The Write-Ahead Log (WAL) is PostgreSQL's mechanism for durability and crash recovery. Poorly tuned WAL settings cause frequent checkpoint activity, which shows up as periodic spikes in I/O.

# Allow more WAL data between checkpoints (reduces I/O spikes)
max_wal_size = 4GB
min_wal_size = 1GB

# Spread checkpoint I/O over 90% of the checkpoint interval
checkpoint_completion_target = 0.9

# Increase WAL buffer
wal_buffers = 64MB

# For SSDs - enable asynchronous commit for non-critical writes
# (small risk of losing last ~200ms of commits on crash)
# synchronous_commit = off

Connection Management with PgBouncer

Every PostgreSQL connection is a separate OS process that consumes around 5–10 MB of RAM. Setting max_connections = 500 wastes gigabytes of RAM on idle processes. The solution is a connection pooler.

PgBouncer sits between your application and PostgreSQL, maintaining a small pool of real database connections and multiplexing application connections across them. Install it on the same host as PostgreSQL:

apt install pgbouncer

Configure /etc/pgbouncer/pgbouncer.ini:

[databases]
mydb = host=127.0.0.1 port=5432 dbname=mydb

[pgbouncer]
listen_addr     = 127.0.0.1
listen_port     = 6432
auth_type       = md5
auth_file       = /etc/pgbouncer/userlist.txt
pool_mode       = transaction
max_client_conn = 1000
default_pool_size = 25

With pool_mode = transaction, a real DB connection is only held for the duration of a transaction, not the entire client connection lifetime. Your application connects to PgBouncer on port 6432 instead of Postgres on 5432. Drop your PostgreSQL max_connections to something sane like 100.

Finding Slow Queries with pg_stat_statements

Before tuning indexes or rewriting queries, you need to know which queries are actually slow. Enable the pg_stat_statements extension:

# Add to postgresql.conf
shared_preload_libraries = 'pg_stat_statements'

# After restarting PostgreSQL, enable the extension
psql -U postgres -d mydb -c "CREATE EXTENSION IF NOT EXISTS pg_stat_statements;"

Then identify your top slow queries:

SELECT
  round(total_exec_time::numeric, 2) AS total_ms,
  calls,
  round(mean_exec_time::numeric, 2)  AS mean_ms,
  round((100 * total_exec_time /
    sum(total_exec_time) OVER ())::numeric, 2) AS percentage,
  query
FROM pg_stat_statements
ORDER BY total_exec_time DESC
LIMIT 10;

Using EXPLAIN ANALYZE

Once you've identified slow queries, use EXPLAIN (ANALYZE, BUFFERS) to see the query plan and actual execution statistics. Look for Seq Scan on large tables - these often indicate missing indexes.

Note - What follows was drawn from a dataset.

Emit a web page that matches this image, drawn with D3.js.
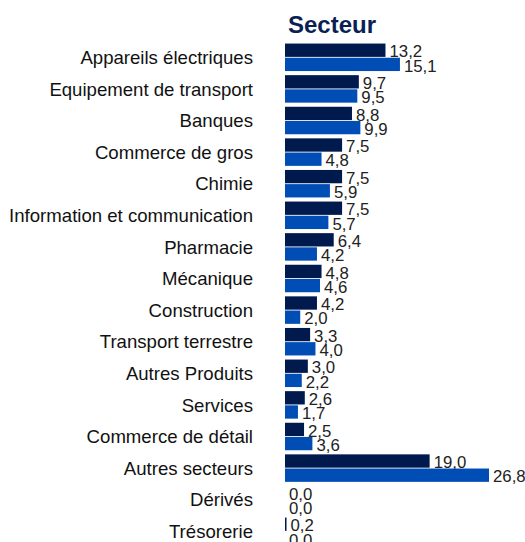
<!DOCTYPE html><meta charset="utf-8">
<title>Secteur</title>
<style>
  body{margin:0;background:#fff;font-family:"Liberation Sans",Arial,sans-serif}
  svg{display:block}
</style>
<script src="https://d3js.org/d3.v7.min.js"></script>
<body><script>
const categories = ["Appareils électriques","Equipement de transport","Banques","Commerce de gros",
  "Chimie","Information et communication","Pharmacie","Mécanique","Construction",
  "Transport terrestre","Autres Produits","Services","Commerce de détail","Autres secteurs",
  "Dérivés","Trésorerie"];
const series = ["a","b"];
const valuesA = [13.2,9.7,8.8,7.5,7.5,7.5,6.4,4.8,4.2,3.3,3.0,2.6,2.5,19.0,0.0,0.2];
const valuesB = [15.1,9.5,9.9,4.8,5.9,5.7,4.2,4.6,2.0,4.0,2.2,1.7,3.6,26.8,0.0,0.0];
const colors = ["#001a4e","#004db5"];

const W = 525, H = 542, x0 = 285;
const svg = d3.select("body").append("svg").attr("width",W).attr("height",H);

svg.append("text").attr("x",288).attr("y",33)
  .attr("font-size",24).attr("font-weight","bold").attr("fill","#0b1f55")
  .text("Secteur");

const x = d3.scaleLinear().domain([0,26.8]).range([x0,489]);
const y = d3.scaleBand().domain(categories).range([41.5,41.5+16*31.6]).paddingInner(0.13).paddingOuter(0.065);
const ys = d3.scaleBand().domain(series).range([0,y.bandwidth()]).paddingInner(0.06);

const fmt = v => d3.format(".1f")(v).replace(".",",");

const rows = categories.map((c,i)=>({c, vals:[valuesA[i],valuesB[i]]}));

const g = svg.selectAll("g.row").data(rows).enter().append("g")
  .attr("transform",d=>`translate(0,${y(d.c)})`);

g.append("text").attr("x",253).attr("y",y.bandwidth()/2).attr("dy","0.36em")
  .attr("text-anchor","end").attr("font-size",18.6).attr("fill","#111")
  .text(d=>d.c);

g.selectAll("rect").data(d=>d.vals.map((v,j)=>({v,s:series[j],j}))).enter().append("rect")
  .attr("x",x0).attr("y",d=>ys(d.s)).attr("height",ys.bandwidth())
  .attr("width",d=>x(d.v)-x0).attr("fill",d=>colors[d.j]);

g.selectAll("text.val").data(d=>d.vals.map((v,j)=>({v,s:series[j]}))).enter().append("text")
  .attr("class","val").attr("x",d=>x(d.v)+4).attr("y",d=>ys(d.s)+ys.bandwidth()+0.5)
  .attr("font-size",16.8).attr("fill","#222").text(d=>fmt(d.v));
</script>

EXPLAIN (ANALYZE, BUFFERS, FORMAT TEXT)
SELECT * FROM orders WHERE customer_id = 12345 AND status = 'pending';

-- If you see: Seq Scan on orders (cost=0.00..8432.00 rows=1)
-- Add an index:
CREATE INDEX CONCURRENTLY idx_orders_customer_status
  ON orders (customer_id, status)
  WHERE status = 'pending';  -- Partial index for better selectivity

A Minimal Production postgresql.conf

Here's a consolidated tuning block for a dedicated 16 GB PostgreSQL server with an SSD:

# Memory
shared_buffers          = 4GB
effective_cache_size    = 12GB
work_mem                = 64MB
maintenance_work_mem    = 512MB

# WAL
wal_buffers             = 64MB
max_wal_size            = 4GB
min_wal_size            = 1GB
checkpoint_completion_target = 0.9

# Connections
max_connections         = 100

# Planner
random_page_cost        = 1.1   # SSD - lower than HDD default of 4.0
effective_io_concurrency = 200  # SSD

# Logging (find slow queries)
log_min_duration_statement = 1000  # Log queries slower than 1s
log_checkpoints            = on
shared_preload_libraries   = 'pg_stat_statements'

After editing, restart PostgreSQL: systemctl restart postgresql. Monitor with pg_stat_bgwriter and pg_stat_checkpointer (PostgreSQL 17+) to verify checkpoint frequency drops.